The German Government plays an active role in international forums for combating terrorism, including:

The United Nations

The United Nations establishes the political and legal standards for global efforts to combat terrorism. Germany has ratified and is implementing the 14 anti-terrorist conventions of the United Nations as a binding basis under international law for international cooperation in this area.

The sanctions lists of the Al-Qaida and Taliban Sanctions Committees of the United Nations Security Council against persons and organisations affiliated with these terrorist organisations and IS/Daesh also apply in Germany.

The European Union

The member states of the European Union have pledged to fight terrorism together and to offer their citizens the greatest possible protection. The EU’s 2005 counter-terrorism strategy aims to combat terrorism around the world while respecting human rights, making Europe safer and enabling its citizens to live in an area of freedom, security and justice. Furthermore, the member states of the European Union established the position of a Counter-Terrorism Coordinator in September 2007.

The EU implements the United Nations Security Council’s sanctions list via regulations. It also maintains its own list of persons and organisations subject to restrictive measures such as asset freezing.

NATO

NATO is continuing to expand its range of capabilities for defence against terrorist threats. Training measures for allies and partners play an important role along with reconnaissance, the exchange of information and projects for combating terrorism with innovative technologies, for example.

OSCE

The Organization for Security and Co-operation in Europe (OSCE) plays an important role in strengthening the capabilities of its 57 participating States to respond to terrorist threats while at the same time complying with the rule of law and human rights. The German Government supports the work of the OSCE Secretariat’s Action against Terrorism Unit (ATU) and the Office for Democratic Institutions and Human Rights (ODIHR), which focuses on ensuring that human rights are respected in the fight against terrorism. Within the framework of Germany’s OSCE Chairmanship in 2016, the German Government is also focusing on cooperation in the fight against terrorism.

The Council of Europe

Alongside the prevention of acts of terror, the Council of Europe focuses on ensuring that anti-terrorism measures go hand in hand with the protection of human rights. The multi-disciplinary Committee of Experts on Terrorism (CODEXTER) was also set up for this purpose. In May 2015, an additional protocol on foreign terrorist fighters and on the fight against violent extremism and radicalisation was adopted.

The anti-IS alliance

Consisting of 64 partners (including the EU), the anti-IS alliance coordinates international efforts to combat the terrorist organisation IS/Daesh. The alliance takes a comprehensive approach comprising five lines of action:

  • Military actions
  • Disrupting IS’s financial flows
  • Disrupting the recruitment of foreign fighters
  • A communication strategy
  • Stabilising liberated territories

In all five areas, Germany is actively involved in the international anti-IS alliance’s corresponding working groups and has assumed a leading role in the area of stabilisation as the working group’s chair.

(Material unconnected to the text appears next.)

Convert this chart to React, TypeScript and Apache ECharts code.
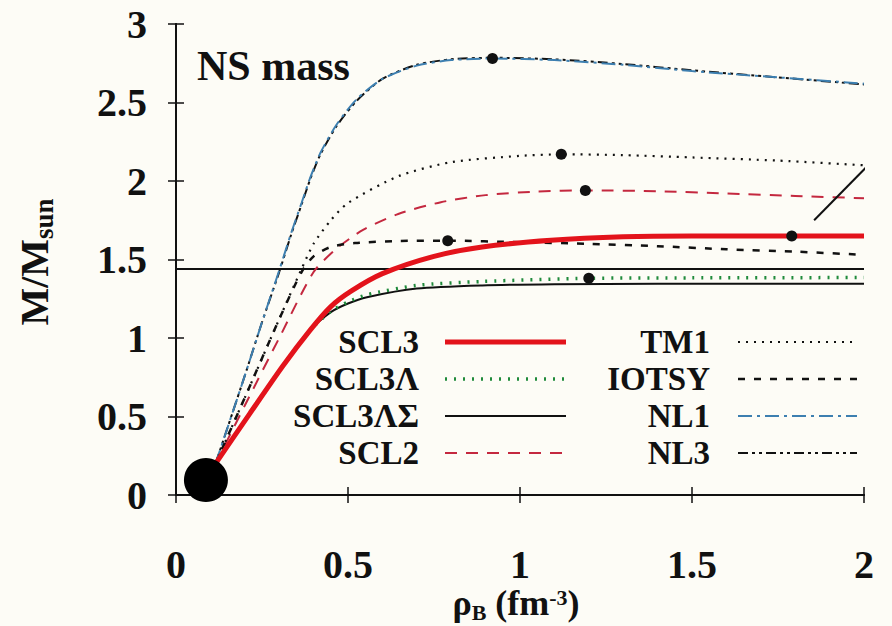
import React, { useEffect, useRef } from "react";
import * as echarts from "echarts";

// ---- data ----
const X_TICKS = [0, 0.5, 1, 1.5, 2];
const Y_TICKS = [0, 0.5, 1, 1.5, 2, 2.5, 3];

const NL1: number[][] = [
  [0.115, 0.2], [0.15, 0.43], [0.2, 0.76], [0.25, 1.1], [0.3, 1.43], [0.335, 1.67],
  [0.365, 1.86], [0.39, 2.02], [0.42, 2.18], [0.467, 2.36], [0.525, 2.52], [0.6, 2.65],
  [0.7, 2.735], [0.8, 2.77], [0.92, 2.78], [1.1, 2.77], [1.3, 2.74], [1.5, 2.7],
  [1.75, 2.66], [2.0, 2.62],
];
const NL3: number[][] = [
  [0.115, 0.2], [0.15, 0.43], [0.2, 0.76], [0.25, 1.1], [0.3, 1.42], [0.335, 1.66],
  [0.365, 1.85], [0.39, 2.01], [0.42, 2.17], [0.467, 2.35], [0.525, 2.51], [0.6, 2.65],
  [0.7, 2.74], [0.8, 2.775], [0.92, 2.785], [1.1, 2.775], [1.3, 2.745], [1.5, 2.705],
  [1.75, 2.66], [2.0, 2.615],
];
const TM1: number[][] = [
  [0.115, 0.2], [0.2, 0.62], [0.3, 1.12], [0.365, 1.44], [0.4, 1.6], [0.45, 1.75],
  [0.5, 1.86], [0.646, 2.03], [0.8, 2.12], [1.0, 2.16], [1.12, 2.17], [1.3, 2.165],
  [1.5, 2.15], [1.75, 2.13], [2.0, 2.1],
];
const IOTSY: number[][] = [
  [0.115, 0.2], [0.2, 0.62], [0.3, 1.12], [0.365, 1.42], [0.4, 1.52], [0.45, 1.58],
  [0.52, 1.605], [0.65, 1.618], [0.79, 1.62], [1.0, 1.61], [1.2, 1.6], [1.4, 1.585],
  [1.6, 1.565], [1.8, 1.55], [2.0, 1.53],
];
const SCL2: number[][] = [
  [0.115, 0.2], [0.2, 0.57], [0.3, 1.0], [0.4, 1.42], [0.467, 1.57], [0.545, 1.69],
  [0.646, 1.79], [0.77, 1.865], [0.9, 1.91], [1.05, 1.933], [1.19, 1.94], [1.4, 1.935],
  [1.6, 1.92], [1.8, 1.905], [2.0, 1.89],
];
const SCL3: number[][] = [
  [0.115, 0.2], [0.215, 0.52], [0.31, 0.82], [0.39, 1.05], [0.45, 1.2], [0.51, 1.3],
  [0.6, 1.41], [0.75, 1.52], [0.89, 1.58], [1.09, 1.623], [1.3, 1.645], [1.5, 1.65],
  [1.79, 1.65], [2.0, 1.65],
];
const SCL3L: number[][] = [
  [0.115, 0.2], [0.215, 0.52], [0.31, 0.82], [0.39, 1.05], [0.45, 1.17], [0.5, 1.23],
  [0.555, 1.275], [0.7, 1.335], [0.89, 1.36], [1.2, 1.38], [1.5, 1.383], [2.0, 1.385],
];
const SCL3LS: number[][] = [
  [0.115, 0.2], [0.215, 0.52], [0.31, 0.82], [0.39, 1.05], [0.45, 1.165], [0.5, 1.22],
  [0.555, 1.26], [0.7, 1.315], [0.89, 1.335], [1.1, 1.342], [1.4, 1.345], [2.0, 1.345],
];
const MAX_POINTS: number[][] = [
  [0.92, 2.78], [1.12, 2.17], [1.19, 1.94], [0.79, 1.62], [1.79, 1.65], [1.2, 1.38],
];
const MASS_LINE = 1.44;
const STRAY_LINE: number[][] = [[1.855, 1.75], [2.03, 2.14]];
const BIG_DOT: number[][] = [[0.087, 0.095]];

const LEGEND_LEFT = ["SCL3", "SCL3Λ", "SCL3ΛΣ", "SCL2"];
const LEGEND_RIGHT = ["TM1", "IOTSY", "NL1", "NL3"];

const FONT = "'Liberation Serif', 'Times New Roman', serif";

const STYLES: Record<string, { color: string; width: number; type: any; z: number }> = {
  SCL3: { color: "#e3131b", width: 5, type: "solid", z: 8 },
  "SCL3Λ": { color: "#1f8a3b", width: 3.5, type: [2, 7], z: 7 },
  "SCL3ΛΣ": { color: "#111111", width: 2, type: "solid", z: 6 },
  SCL2: { color: "#c4283f", width: 2, type: [12, 9], z: 5 },
  TM1: { color: "#111111", width: 2.2, type: [2, 6], z: 5 },
  IOTSY: { color: "#111111", width: 2.5, type: [7, 9], z: 5 },
  NL1: { color: "#3d7fb0", width: 2, type: [14, 5, 3, 5], z: 4 },
  NL3: { color: "#111111", width: 2, type: [10, 4, 3, 4, 3, 4], z: 3 },
};
const DATA: Record<string, number[][]> = {
  SCL3, "SCL3Λ": SCL3L, "SCL3ΛΣ": SCL3LS, SCL2, TM1, IOTSY, NL1, NL3,
};

export default function App() {
  const ref = useRef<HTMLDivElement>(null);
  useEffect(() => {
    document.body.style.margin = "0";
    const chart = echarts.init(ref.current!, null, { renderer: "svg" });

    const names = [...LEGEND_LEFT, ...LEGEND_RIGHT];
    const lineSeries = names.map((n) => ({
      name: n,
      type: "line",
      data: DATA[n],
      showSymbol: false,
      smooth: 0.25,
      z: STYLES[n].z,
      lineStyle: { color: STYLES[n].color, width: STYLES[n].width, type: STYLES[n].type },
    }));

    const rowsY = [342, 379, 416, 453];
    const legendGraphic: any[] = [];
    const addLegend = (list: string[], textRight: number, x1: number, x2: number) => {
      list.forEach((n, i) => {
        legendGraphic.push({
          type: "text",
          x: textRight,
          y: rowsY[i],
          style: {
            text: n,
            align: "right",
            verticalAlign: "middle",
            fontFamily: FONT,
            fontWeight: "bold",
            fontSize: 33,
            lineHeight: 30,
            fill: "#111",
          },
          z: 20,
        });
        legendGraphic.push({
          type: "line",
          shape: { x1, y1: rowsY[i], x2, y2: rowsY[i] },
          style: {
            stroke: STYLES[n].color,
            lineWidth: STYLES[n].width,
            lineDash: Array.isArray(STYLES[n].type) ? STYLES[n].type : null,
          },
          z: 20,
        });
      });
    };
    addLegend(LEGEND_LEFT, 419, 445, 566);
    addLegend(LEGEND_RIGHT, 710, 738, 857);

    const axisCommon = {
      type: "value",
      min: 0,
      axisLine: { show: true, lineStyle: { color: "#111", width: 2 } },
      axisTick: { show: true, inside: true, length: 8, lineStyle: { color: "#111", width: 1.5 } },
      splitLine: { show: false },
    };

    chart.setOption({
      animation: false,
      backgroundColor: "#fdfcf6",
      grid: { left: 176, right: 28, top: 24, bottom: 131, show: false },
      xAxis: [
        {
          ...axisCommon,
          max: 2,
          interval: 0.5,
          position: "bottom",
          axisLabel: {
            margin: 54,
            fontFamily: FONT,
            fontWeight: "bold",
            fontSize: 40,
            lineHeight: 30,
            color: "#111",
            formatter: (v: number) => (X_TICKS.includes(v) ? String(v) : ""),
          },
        },
        {
          ...axisCommon,
          max: 2,
          interval: 0.5,
          position: "top",
          axisLabel: { show: false },
        },
      ],
      yAxis: [
        {
          ...axisCommon,
          max: 3,
          interval: 0.5,
          position: "left",
          axisLabel: {
            margin: 29,
            fontFamily: FONT,
            fontWeight: "bold",
            fontSize: 40,
            color: "#111",
            formatter: (v: number) => (Y_TICKS.includes(v) ? String(v) : ""),
          },
        },
        {
          ...axisCommon,
          max: 3,
          interval: 0.5,
          position: "right",
          axisLabel: { show: false },
        },
      ],
      series: [
        ...lineSeries,
        {
          name: "limit",
          type: "line",
          data: [[0, MASS_LINE], [2, MASS_LINE]],
          showSymbol: false,
          z: 2,
          lineStyle: { color: "#111", width: 2 },
        },
        {
          name: "stray",
          type: "line",
          data: STRAY_LINE,
          showSymbol: false,
          clip: false,
          z: 9,
          lineStyle: { color: "#111", width: 2 },
        },
        {
          name: "max",
          type: "scatter",
          data: MAX_POINTS,
          symbolSize: 11,
          z: 10,
          itemStyle: { color: "#111", opacity: 1 },
        },
        {
          name: "dot",
          type: "scatter",
          data: BIG_DOT,
          symbolSize: 44,
          clip: false,
          z: 11,
          itemStyle: { color: "#000", opacity: 1 },
        },
      ],
      graphic: [
        ...legendGraphic,
        {
          type: "text",
          x: 197,
          y: 66,
          style: {
            text: "NS mass",
            verticalAlign: "middle",
            fontFamily: FONT,
            fontWeight: "bold",
            fontSize: 42,
            fill: "#111",
          },
          z: 20,
        },
        {
          type: "text",
          x: 34,
          y: 262,
          rotation: Math.PI / 2,
          style: {
            text: "{m|M/M}{s|sun}",
            align: "center",
            verticalAlign: "middle",
            rich: {
              m: { fontFamily: FONT, fontWeight: "bold", fontSize: 40, fill: "#111", lineHeight: 40, verticalAlign: "top" },
              s: { fontFamily: FONT, fontWeight: "bold", fontSize: 27, fill: "#111", lineHeight: 27, padding: [20, 0, 0, 0] },
            },
          },
          z: 20,
        },
        {
          type: "text",
          x: 516,
          y: 603,
          style: {
            text: "{r|ρ}{b|B}{r| (fm}{p|-3}{r|)}",
            align: "center",
            verticalAlign: "middle",
            rich: {
              r: { fontFamily: FONT, fontWeight: "bold", fontSize: 36, fill: "#111", lineHeight: 36, verticalAlign: "top" },
              b: { fontFamily: FONT, fontWeight: "bold", fontSize: 22, fill: "#111", lineHeight: 22, padding: [18, 0, 0, 0] },
              p: { fontFamily: FONT, fontWeight: "bold", fontSize: 22, fill: "#111", lineHeight: 22, padding: [0, 0, 12, 0] },
            },
          },
          z: 20,
        },
      ],
    });
    return () => chart.dispose();
  }, []);
  return (
    <div
      ref={ref}
      style={{ position: "fixed", left: 0, top: 0, width: 892, height: 626 }}
    />
  );
}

The Global Counterterrorism Forum (GCTF)

Within the framework of the GCTF, the German Government is working to develop and share best practices, as well as to assist and coordinate steps to enhance civilian capacities as part of international anti-terrorism efforts.

G7

Best practices are drawn up and cooperative efforts are agreed in a pragmatic and targeted manner within the framework of the Roma-Lyon Group. The most recent meeting of the Roma-Lyon Group was held in Berlin under the German G7 chairmanship from 5 to 6 November 2015.

The Financial Action Task Force (FATF)

The FATF sets authoritative standards for combating terrorist financing around the world. The mandate for its work are the United Nations Security Council’s resolutions, which call on the member states to halt terrorist financing.